Optimizing Token Usage in OpenAI's JSON Mode with Stop Sequences
In our last blog post, you may have noticed we used stop
in our API request.
response = await client.chat.completions.create(
response_format={"type": "json_object"}, # Enforce JSON response
model="gpt-4o-2024-08-06", # Set model name
max_tokens=20, # Set an upper limit on token usage
stop=["rue", "alse"], # Early stopping conditions
messages=[
{
"role": "system",
"content": 'Fact check the user\'s message and answer in a JSON object that follows {"fact": boolean}.',
},
{"role": "user", "content": "SEZC means Special Economic Zone Company."},
],
temperature=0.0, # Use deterministic sampling
seed=31337, # Random seed for reproducibility
)
Script with stop
defined.
A good question to ask here, is why are we doing this? To understand, let's see the token usage when we don't use stop=["rue", "alse"]
.
response = await client.chat.completions.create(
response_format={"type": "json_object"}, # Enforce JSON response
model="gpt-4o-2024-08-06", # Set model name
max_tokens=20, # Set an upper limit on token usage
messages=[
{
"role": "system",
"content": 'Fact check the user\'s message and answer in a JSON object that follows {"fact": boolean}.',
},
{"role": "user", "content": "SEZC means Special Economic Zone Company."},
],
temperature=0.0, # Use deterministic sampling
seed=31337, # Random seed for reproducibility
)
print(response.usage.model_dump_json(indent=2)) # Print out the token usage
print(repr(response.choices[0].message.content)) # Print out the response
Script without stop
defined.
{
"completion_tokens": 5,
"prompt_tokens": 38,
"total_tokens": 43,
"completion_tokens_details": null,
"prompt_tokens_details": null
}
Token usage without stop
.
{"fact": true}
Response output without stop
.
Now, let's try adding back stop
to our request and see what changes.
{
"completion_tokens": 4,
"prompt_tokens": 38,
"total_tokens": 42,
"completion_tokens_details": null,
"prompt_tokens_details": null
}
Token usage with stop
.
{"fact": t
Response output with stop
.
Nice, we reduced our total output token usage by 20%, and we can still tell what the correct answer is! This might not seem like a lot for a simple example, but once you start scaling up, it adds up quickly. For example, if your framework is using 1 billion output tokens with gpt-4o-2024-08-06
per month, your bill would go from $10,000 to $8,000!
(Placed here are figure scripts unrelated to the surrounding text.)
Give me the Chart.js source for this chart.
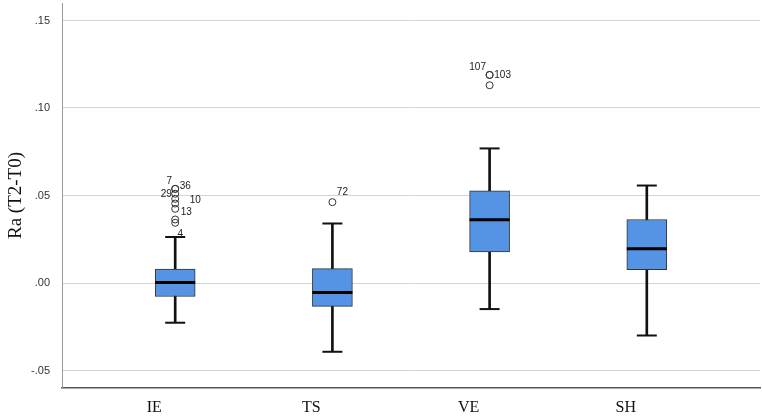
<!DOCTYPE html>
<html>
<head>
<meta charset="utf-8">
<script src="https://cdn.jsdelivr.net/npm/chart.js@4.4.1/dist/chart.umd.min.js"></script>
<style>
  html, body { margin: 0; padding: 0; background: #fff; }
  #wrap { width: 762px; height: 420px; position: relative; }
</style>
</head>
<body>
<div id="wrap"><canvas id="boxChart"></canvas></div>
<script>
"use strict";

/* ── Data ─────────────────────────────────────────────────────────────── */
const categories  = ["IE", "TS", "VE", "SH"];
const whiskerLow  = [-0.0227, -0.0393, -0.0149, -0.0300];
const q1          = [-0.0077, -0.0134,  0.0178,  0.0076];
const median      = [ 0.0003, -0.0054,  0.0361,  0.0196];
const q3          = [ 0.0080,  0.0082,  0.0527,  0.0363];
const whiskerHigh = [ 0.0263,  0.0340,  0.0769,  0.0557];

const yTickValues = [-0.05, 0, 0.05, 0.10, 0.15];
const yTickLabels = ["-.05", ".00", ".05", ".10", ".15"];

// outliers: which box, value, case id
const outlierGroup = [0, 0, 0, 0, 0, 0, 0, 0, 1, 2, 2, 2];
const outlierValue = [0.0538, 0.0538, 0.0510, 0.0481, 0.0454, 0.0424, 0.0363, 0.0344, 0.0462, 0.1189, 0.1189, 0.1130];
const outlierId    = ["7", "36", "29", "10", "", "13", "", "4", "72", "107", "103", ""];

/* label nudges (px) around each outlier circle — style only */
const outlierLabelShift = [
  [-6, -8], [10, -3], [-9, 0], [20, 1], null, [11, 3], null, [5, 11],
  [10, -10], [-12, -8], [13, 0], null,
];

/* ── Outlier case labels ──────────────────────────────────────────────── */
const outlierLabels = {
  id: "outlierLabels",
  afterDatasetsDraw(chart) {
    const { ctx, scales: { x, y } } = chart;
    ctx.save();
    ctx.font = "10px 'Liberation Sans', Arial, sans-serif";
    ctx.fillStyle = "#222";
    ctx.textAlign = "center";
    ctx.textBaseline = "middle";
    outlierId.forEach((id, i) => {
      if (!id) return;
      const [dx, dy] = outlierLabelShift[i];
      ctx.fillText(id,
        x.getPixelForValue(outlierGroup[i]) + dx,
        y.getPixelForValue(outlierValue[i]) + dy);
    });
    ctx.restore();
  },
};

function initBoxChart() {
  const canvas = document.getElementById("boxChart");
  if (!canvas) return;

  const idx = categories.map((_, i) => i);

  new Chart(canvas.getContext("2d"), {
    type: "bar",
    data: {
      datasets: [
        {
          // whisker stems (box covers the middle part)
          type: "bar",
          data: idx.map((i) => ({ x: i, y: [whiskerLow[i], whiskerHigh[i]] })),
          backgroundColor: "#111",
          barThickness: 2,
          grouped: false,
          order: 3,
        },
        {
          type: "bar",
          data: idx.map((i) => ({ x: i, y: [q1[i], q3[i]] })),
          backgroundColor: "#5594e4",
          borderColor: "#333",
          borderWidth: 1,
          borderSkipped: false,
          barThickness: 40,
          grouped: false,
          order: 2,
        },
        {
          type: "scatter",
          data: idx.map((i) => ({ x: i, y: median[i] })),
          pointStyle: "line",
          pointRadius: 20,
          borderColor: "#000",
          borderWidth: 3,
          order: 1,
        },
        {
          type: "scatter",
          data: idx.flatMap((i) => [{ x: i, y: whiskerLow[i] }, { x: i, y: whiskerHigh[i] }]),
          pointStyle: "line",
          pointRadius: 10,
          borderColor: "#111",
          borderWidth: 2,
          order: 1,
        },
        {
          type: "scatter",
          data: outlierValue.map((v, i) => ({ x: outlierGroup[i], y: v })),
          pointStyle: "circle",
          pointRadius: 3.5,
          backgroundColor: "rgba(255,255,255,0)",
          borderColor: "#333",
          borderWidth: 1,
          order: 1,
        },
      ],
    },
    options: {
      responsive: true,
      maintainAspectRatio: false,
      animation: false,
      events: [],
      layout: { autoPadding: false, padding: { top: 3, right: 2, left: 0, bottom: 0 } },
      plugins: {
        legend: { display: false },
        tooltip: { enabled: false },
      },
      scales: {
        x: {
          type: "linear",
          offset: false,
          min: -0.72,
          max: 3.72,
          afterBuildTicks: (axis) => { axis.ticks = idx.map((i) => ({ value: i })); },
          afterFit: (axis) => {
            axis.height = 32;
            axis.paddingLeft = 0;
            axis.paddingRight = 0;
          },
          grid: { display: false, drawTicks: false },
          border: { color: "#555", width: 1.5 },
          ticks: {
            callback: (v, i) => categories[i],
            font: { family: "'Liberation Serif', 'Times New Roman', serif", size: 16 },
            color: "#111",
            padding: 10,
            labelOffset: -21,
            maxRotation: 0,
            autoSkip: false,
          },
        },
        y: {
          type: "linear",
          min: -0.06,
          max: 0.16,
          afterBuildTicks: (axis) => { axis.ticks = yTickValues.map((v) => ({ value: v })); },
          afterFit: (axis) => {
            axis.width = 62;
            axis.paddingTop = 0;
            axis.paddingBottom = 0;
          },
          grid: { color: "#d4d4d4", lineWidth: 1, drawTicks: false },
          border: { color: "#999", width: 1 },
          ticks: {
            callback: (v, i) => yTickLabels[i],
            font: { family: "'Liberation Sans', Arial, sans-serif", size: 11 },
            color: "#333",
            padding: 12,
          },
          title: {
            display: true,
            text: "Ra (T2-T0)",
            font: { family: "'Liberation Serif', 'Times New Roman', serif", size: 19 },
            color: "#111",
            padding: { top: 5, bottom: 0 },
          },
        },
      },
    },
    plugins: [outlierLabels],
  });
}

document.addEventListener("DOMContentLoaded", initBoxChart);
</script>
</body>
</html>
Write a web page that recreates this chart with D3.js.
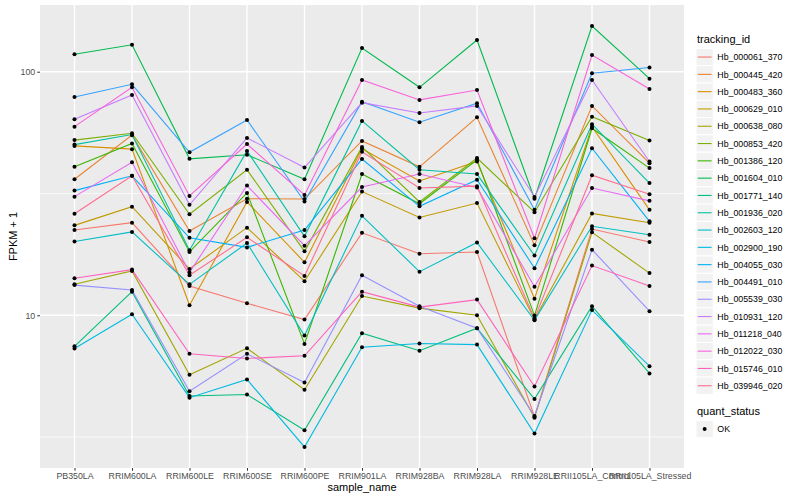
<!DOCTYPE html>
<html>
<head>
<meta charset="utf-8">
<script src="https://cdn.jsdelivr.net/npm/d3@7"></script>
<style>
  body { margin: 0; background: #fff; }
  text { font-family: "Liberation Sans", Arial, sans-serif; }
</style>
</head>
<body>
<script>
// samples on the x axis
var samples = ["PB350LA", "RRIM600LA", "RRIM600LE", "RRIM600SE", "RRIM600PE", "RRIM901LA",
  "RRIM928BA", "RRIM928LA", "RRIM928LE", "RRII105LA_Control", "RRII105LA_Stressed"];

var trackingIds = ["Hb_000061_370", "Hb_000445_420", "Hb_000483_360", "Hb_000629_010", "Hb_000638_080",
  "Hb_000853_420", "Hb_001386_120", "Hb_001604_010", "Hb_001771_140", "Hb_001936_020",
  "Hb_002603_120", "Hb_002900_190", "Hb_004055_030", "Hb_004491_010", "Hb_005539_030",
  "Hb_010931_120", "Hb_011218_040", "Hb_012022_030", "Hb_015746_010", "Hb_039946_020"];

// FPKM + 1, one array per tracking_id, in sample order
var hb_000061_370 = [22.4, 24.0, 13.2, 11.2, 9.60, 21.8, 17.9, 18.2, 3.83, 22.6, 20.0];
var hb_000445_420 = [36.2, 54.9, 22.2, 30.1, 30.0, 52.0, 40.7, 65.0, 19.4, 72.4, 42.1];
var hb_000483_360 = [49.6, 48.1, 11.0, 29.2, 16.5, 48.3, 35.6, 42.8, 11.7, 59.5, 27.1];
var hb_000629_010 = [23.4, 27.9, 15.5, 22.9, 13.8, 32.2, 25.2, 28.9, 9.60, 26.2, 24.0];
var hb_000638_080 = [13.4, 15.2, 5.70, 7.32, 4.95, 12.0, 10.7, 10.0, 3.80, 21.9, 14.9];
var hb_000853_420 = [52.4, 55.9, 26.0, 39.6, 18.3, 49.1, 29.2, 44.2, 26.5, 65.4, 52.2];
var hb_001386_120 = [40.7, 50.7, 18.2, 31.8, 7.63, 38.0, 28.7, 43.5, 9.97, 58.6, 40.2];
var hb_001604_010 = [118, 129, 43.9, 45.6, 36.2, 125, 86.3, 135, 30.1, 154, 93.6];
var hb_001771_140 = [7.46, 12.5, 4.66, 4.73, 3.37, 8.44, 7.15, 8.85, 4.53, 10.9, 5.77];
var hb_001936_020 = [50.2, 55.2, 18.5, 47.3, 21.1, 62.8, 39.6, 38.0, 17.6, 60.9, 34.9];
var hb_002603_120 = [20.1, 22.0, 13.4, 19.8, 8.26, 25.6, 15.1, 19.9, 9.54, 23.2, 21.4];
var hb_002900_190 = [7.30, 10.1, 4.59, 5.45, 2.88, 7.39, 7.66, 7.58, 3.27, 10.5, 6.18];
var hb_004055_030 = [32.5, 37.4, 20.8, 19.0, 22.4, 43.8, 28.0, 36.0, 15.6, 48.5, 24.3];
var hb_004491_010 = [78.8, 88.8, 46.7, 63.4, 29.3, 75.3, 62.0, 74.2, 27.1, 98.5, 104];
var hb_005539_030 = [13.3, 12.7, 4.88, 6.95, 5.30, 14.6, 10.9, 8.85, 3.86, 18.6, 10.4];
var hb_010931_120 = [63.8, 80.3, 28.4, 53.5, 40.4, 74.6, 67.7, 72.4, 30.6, 92.5, 42.8];
var hb_011218_040 = [30.7, 42.5, 15.0, 34.1, 19.3, 33.6, 38.0, 33.5, 13.1, 33.3, 29.5];
var hb_012022_030 = [59.5, 86.3, 30.9, 50.5, 31.2, 92.5, 76.6, 84.1, 20.7, 117, 84.9];
var hb_015746_010 = [14.2, 15.4, 6.95, 6.65, 6.82, 12.5, 10.8, 11.6, 5.10, 16.0, 13.2];
var hb_039946_020 = [26.1, 37.4, 14.6, 20.9, 14.5, 46.9, 33.3, 33.9, 9.69, 37.6, 31.4];

var seriesValues = [hb_000061_370, hb_000445_420, hb_000483_360, hb_000629_010, hb_000638_080,
  hb_000853_420, hb_001386_120, hb_001604_010, hb_001771_140, hb_001936_020,
  hb_002603_120, hb_002900_190, hb_004055_030, hb_004491_010, hb_005539_030,
  hb_010931_120, hb_011218_040, hb_012022_030, hb_015746_010, hb_039946_020];

var yTicks = [10, 100];
var quantStatus = ["OK"];

// ggplot hue palette for 20 levels
var colors = ["#F8766D", "#EA8331", "#D89000", "#C09B00", "#A3A500", "#7CAE00", "#39B600", "#00BB4E",
  "#00BF7D", "#00C1A3", "#00BFC4", "#00BAE0", "#00B0F6", "#35A2FF", "#9590FF", "#C77CFF",
  "#E76BF3", "#FA62DB", "#FF62BC", "#FF6C90"];

var series = trackingIds.map(function(id, i) {
  return { id: id, color: colors[i],
    values: samples.map(function(s, j) { return { sample: s, value: seriesValues[i][j] }; }) };
});

var W = 800, H = 500;
var margin = {top: 5, right: 116, bottom: 32, left: 40},
    width = W - margin.left - margin.right,
    height = H - margin.top - margin.bottom;

var svg = d3.select("body").append("svg")
    .attr("width", W)
    .attr("height", H);

var g = svg.append("g")
    .attr("transform", "translate(" + margin.left + "," + margin.top + ")");

var x = d3.scalePoint().domain(samples).range([0, width]).padding(0.6);

// log scale with 5% expansion in log space, like ggplot
var allVals = d3.merge(seriesValues);
var lo = Math.log10(d3.min(allVals)), hi = Math.log10(d3.max(allVals));
var pad = (hi - lo) * 0.05;
var y = d3.scaleLog().domain([Math.pow(10, lo - pad), Math.pow(10, hi + pad)]).range([height, 0]);

// panel
g.append("rect").attr("width", width).attr("height", height).attr("fill", "#EBEBEB");

// minor grid: geometric midpoints between decades
var minor = [Math.sqrt(10), Math.sqrt(1000)].filter(function(v) { return y(v) >= 0 && y(v) <= height; });
g.selectAll(".minor").data(minor).enter().append("line")
    .attr("x1", 0).attr("x2", width)
    .attr("y1", function(d) { return y(d); }).attr("y2", function(d) { return y(d); })
    .attr("stroke", "#fff").attr("stroke-width", 0.7);

g.selectAll(".hmajor").data(yTicks).enter().append("line")
    .attr("x1", 0).attr("x2", width)
    .attr("y1", function(d) { return y(d); }).attr("y2", function(d) { return y(d); })
    .attr("stroke", "#fff").attr("stroke-width", 1.4);

g.selectAll(".vmajor").data(samples).enter().append("line")
    .attr("y1", 0).attr("y2", height)
    .attr("x1", function(d) { return x(d); }).attr("x2", function(d) { return x(d); })
    .attr("stroke", "#fff").attr("stroke-width", 1.4);

// lines
var line = d3.line()
    .x(function(d) { return x(d.sample); })
    .y(function(d) { return y(d.value); });

g.selectAll(".series").data(series).enter().append("path")
    .attr("d", function(d) { return line(d.values); })
    .attr("fill", "none")
    .attr("stroke", function(d) { return d.color; })
    .attr("stroke-width", 1.1);

// points
series.forEach(function(s) {
  g.selectAll(null).data(s.values).enter().append("circle")
      .attr("cx", function(d) { return x(d.sample); })
      .attr("cy", function(d) { return y(d.value); })
      .attr("r", 2)
      .attr("fill", "#000");
});

// axes
var xAxis = g.append("g")
    .attr("transform", "translate(0," + height + ")")
    .call(d3.axisBottom(x).tickSize(2.75).tickPadding(2));
var yAxis = g.append("g")
    .call(d3.axisLeft(y).tickValues(yTicks).tickFormat(d3.format("d")).tickSize(2.75).tickPadding(2));

[xAxis, yAxis].forEach(function(a) {
  a.select(".domain").remove();
  a.selectAll(".tick line").attr("stroke", "#333");
  a.selectAll(".tick text").attr("fill", "#4D4D4D").style("font-size", "8.8px")
      .style("font-family", "'Liberation Sans', Arial, sans-serif");
});

svg.append("text")
    .attr("x", margin.left + width / 2).attr("y", 491)
    .attr("text-anchor", "middle").style("font-size", "11px").text("sample_name");

svg.append("text")
    .attr("transform", "translate(17," + (margin.top + height / 2) + ") rotate(-90)")
    .attr("text-anchor", "middle").style("font-size", "11px").text("FPKM + 1");

// legend: tracking_id
var keySize = 17.3, lx = 696;
var leg = svg.append("g");
leg.append("text").attr("x", lx + 1).attr("y", 43).style("font-size", "11px").text("tracking_id");

var items = leg.selectAll(".item").data(series).enter().append("g")
    .attr("transform", function(d, i) { return "translate(" + lx + "," + (48.4 + i * keySize) + ")"; });
items.append("rect").attr("width", keySize).attr("height", keySize)
    .attr("fill", "#F2F2F2").attr("stroke", "#fff").attr("stroke-width", 1);
items.append("line")
    .attr("x1", 1.7).attr("x2", keySize - 1.7)
    .attr("y1", keySize / 2).attr("y2", keySize / 2)
    .attr("stroke", function(d) { return d.color; }).attr("stroke-width", 1.1);
items.append("text")
    .attr("x", keySize + 4).attr("y", keySize / 2 + 3.2)
    .style("font-size", "8.8px").text(function(d) { return d.id; });

// legend: quant_status
leg.append("text").attr("x", lx + 1).attr("y", 415).style("font-size", "11px").text("quant_status");
var q = leg.selectAll(".q").data(quantStatus).enter().append("g")
    .attr("transform", function(d, i) { return "translate(" + lx + "," + (420.4 + i * keySize) + ")"; });
q.append("rect").attr("width", keySize).attr("height", keySize)
    .attr("fill", "#F2F2F2").attr("stroke", "#fff").attr("stroke-width", 1);
q.append("circle").attr("cx", keySize / 2).attr("cy", keySize / 2).attr("r", 2).attr("fill", "#000");
q.append("text").attr("x", keySize + 4).attr("y", keySize / 2 + 3.2)
    .style("font-size", "8.8px").text(function(d) { return d; });
</script>
</body>
</html>
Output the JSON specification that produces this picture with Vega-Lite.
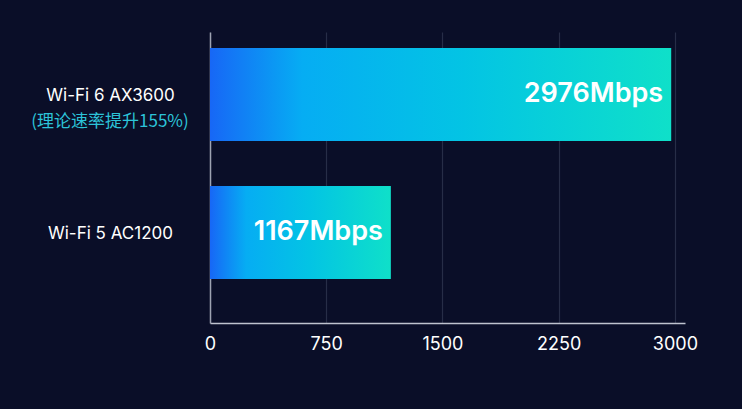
{
  "$schema": "https://vega.github.io/schema/vega-lite/v6.json",
  "width": 475,
  "height": 291,
  "autosize": {"type": "none"},
  "padding": {"left": 210, "top": 32, "right": 57, "bottom": 86},
  "background": "#0a0e28",
  "config": {
    "font": "Inter",
    "view": {"stroke": null},
    "axis": {"labelFont": "Inter", "labelColor": "#ffffff", "title": null, "ticks": false}
  },
  "data": {
    "values": [
      {"name": "Wi-Fi 6 AX3600", "speed": 2976, "label": "2976Mbps", "note": "(理论速率提升155%)"},
      {"name": "Wi-Fi 5 AC1200", "speed": 1167, "label": "1167Mbps", "note": ""}
    ]
  },
  "encoding": {
    "y": {
      "field": "name",
      "type": "nominal",
      "sort": null,
      "scale": {"paddingInner": 0.326, "paddingOuter": 0.217, "align": 0.267},
      "axis": {
        "domain": true,
        "domainColor": "#9ea3b2",
        "domainWidth": 1.5,
        "grid": false,
        "labelAlign": "center",
        "labelBaseline": "middle",
        "labelPadding": 100,
        "labelFontSize": 17,
        "labelOffset": 1
      }
    },
    "x": {
      "field": "speed",
      "type": "quantitative",
      "scale": {"domain": [0, 3065], "nice": false},
      "axis": {
        "values": [0, 750, 1500, 2250, 3000],
        "format": "d",
        "grid": true,
        "gridColor": "#272d47",
        "gridWidth": 1.2,
        "domainColor": "#bfc3cf",
        "domainWidth": 1.5,
        "labelFontSize": 18,
        "labelPadding": 12,
        "labelFlush": false
      }
    }
  },
  "layer": [
    {
      "mark": {
        "type": "bar",
        "color": {
          "gradient": "linear",
          "x1": 0, "y1": 0, "x2": 1, "y2": 0,
          "stops": [
            {"offset": 0, "color": "#1767f6"},
            {"offset": 0.2, "color": "#06adf3"},
            {"offset": 0.55, "color": "#03c4e4"},
            {"offset": 1, "color": "#0fe0c9"}
          ]
        }
      }
    },
    {
      "mark": {
        "type": "text",
        "align": "right",
        "baseline": "middle",
        "dx": -8,
        "dy": -1,
        "font": "Inter",
        "fontSize": 27,
        "fontWeight": 600,
        "color": "#ffffff"
      },
      "encoding": {"text": {"field": "label"}}
    },
    {
      "transform": [{"filter": "datum.note != ''"}],
      "mark": {
        "type": "text",
        "align": "center",
        "baseline": "middle",
        "dx": -100,
        "dy": 27,
        "font": "Noto Sans CJK SC",
        "fontSize": 17,
        "color": "#2cc3d8"
      },
      "encoding": {
        "x": {"datum": 0},
        "text": {"field": "note"}
      }
    }
  ]
}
As a bonus, we can actually recover the full last token, simply by enabling logprobs
.
response = await client.chat.completions.create(
response_format={"type": "json_object"}, # Enforce JSON response
model="gpt-4o-2024-08-06", # Set model name
max_tokens=20, # Set an upper limit on token usage
stop=["true", "false"], # Early stopping conditions
messages=[
{
"role": "system",
"content": 'Fact check the user\'s message and answer in a JSON object that follows {"fact": boolean}.',
},
{"role": "user", "content": "SEZC means Special Economic Zone Company."},
],
temperature=0.0, # Use deterministic sampling
seed=31337, # Random seed for reproducibility
logprobs=True, # Enable probability logging
)
Script with stop
and logprobs
defined.
{"fact": true
Response output with stop
and logprobs
defined.
Awesome! However, this is a bug as OpenAI's documentation is clear that the stop word should not be included in the response, and enabling logprobs
should not alter the content
. Oops.
That said, even after OpenAI fixes this bug, we can script our way out of this by using response.choices[0].logprobs.content
instead of response.choices[0].message.content
.
reconstructed_message_content = "" # the reconstructed message content
# iterate through the content logprobs of the response
for content_logprob in response.choices[0].logprobs.content:
reconstructed_message_content += content_logprob.token # append the token to the reconstructed message content
print(repr(reconstructed_message_content))
Script to reconstruct the message content using logprobs
.
{"fact": true
Response output with stop
and logprobs
defined, reconstructed using logprobs
.
Success! We recommend using the reconstruction method, as it should continue to work indefinitely.